In 1965, when she came to Notre Dame as a New Testament and Rabbinic scholar, Ford was one of only two women on the University’s faculty, and three years later she became the first female Notre Dame faculty member to receive tenure.
“Professor Josephine Ford was an extraordinary trailblazer at Notre Dame,” said Rev. Patrick Gaffney, C.S.C., associate professor of anthropology, who was among Ford’s first undergraduate students here. “She guided decades of students into the study of sacred scripture by the example of her broad learning, deep faith and alert conscience. She was also a wonderfully original scholar who often explored new possibilities by combining the recovery of ancient traditions with contemporary ecclesiastical experimentation.”
A charmingly eccentric and soft-spoken woman, Ford once filled out a biographical form for the University’s public relations office, writing under the birthdate category, “English ladies don’t disclose.” During the early years of her 33-year teaching career, she often convened her theology classes in a small South Bend apartment she called “the Scrollery,” where she also served students dinners and teas. She continued these practices when she moved to a five-acre horse farm a mile north of Notre Dame’s campus.

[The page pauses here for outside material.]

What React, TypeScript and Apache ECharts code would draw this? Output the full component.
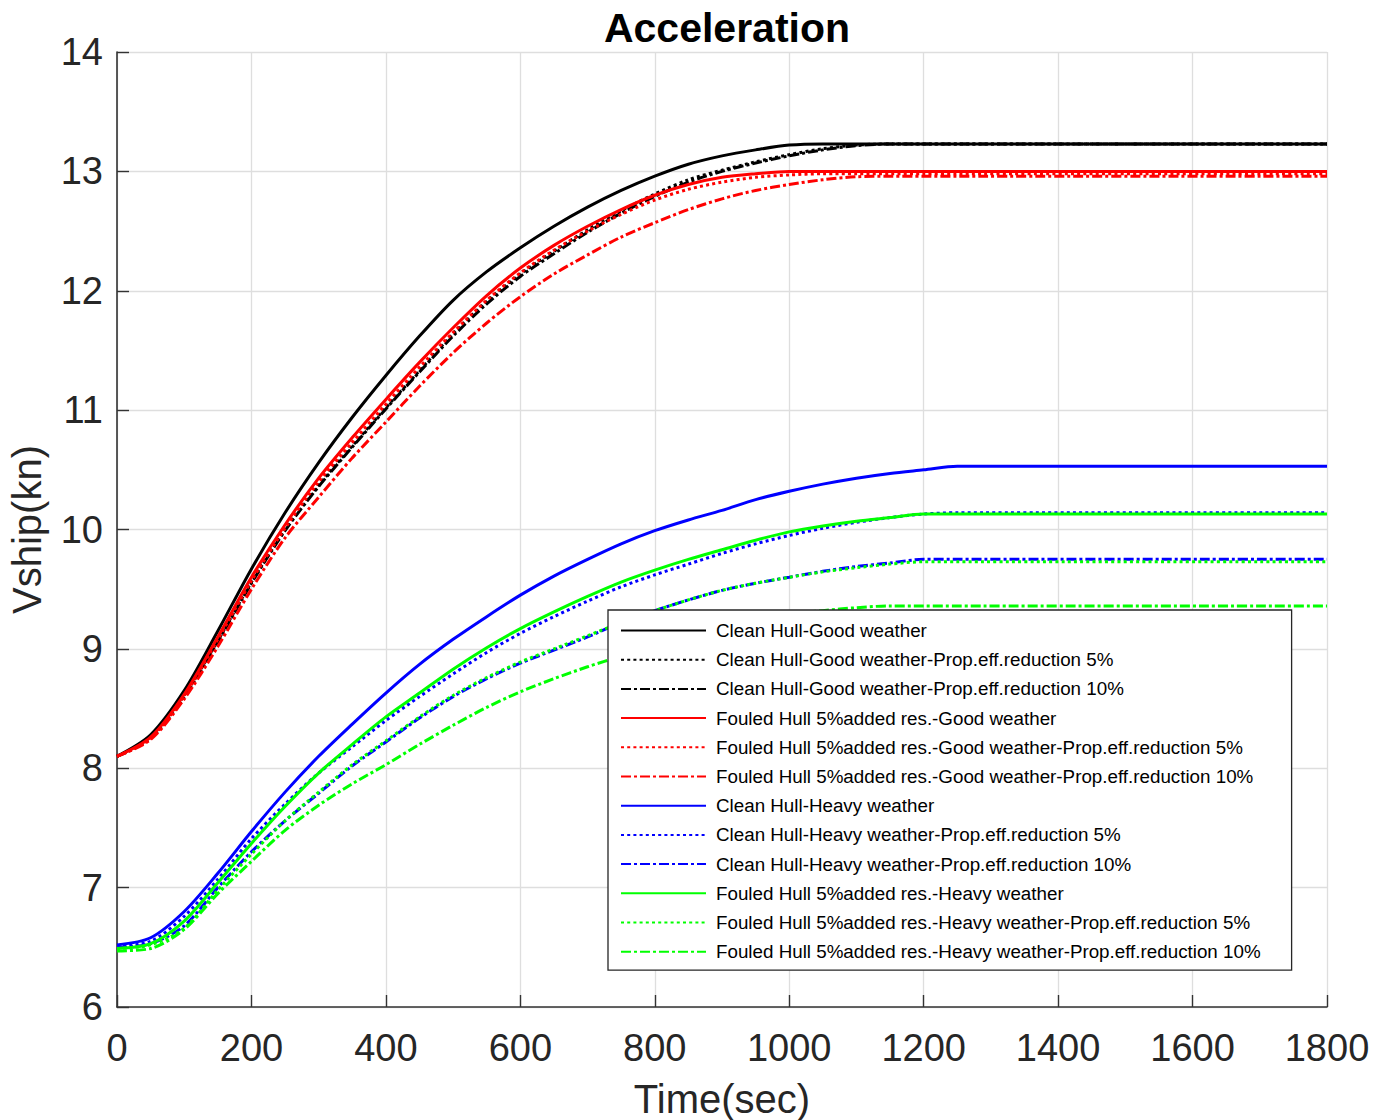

In addition to her teaching, Ford wrote numerous articles in theological journals and several books, including “A Trilogy on Wisdom and Celibacy,” “Wellsprings of Scripture: A Thematic and Rabbinic Introduction,” “The Spirit and the Human Person,” “We Are Easter People” and “Which Way for Catholic Pentecostals.” She served as a consultant on the United States Conference of Catholic Bishops committees on the permanent diaconate and on the care and ministry to the sick.
Long after Ford’s retirement in 1998, she remained active in the ministries of the Little Flower Catholic Church and at Notre Dame, where she served as a Eucharistic minister in the Basilica of the Sacred Heart.
A wake will be held from 4 to 8 p.m. Tuesday (May 26) at Little Flower Catholic Church. A funeral Mass will be celebrated at 9:30 a.m. Wednesday (May 27) in the Basilica of the Sacred Heart.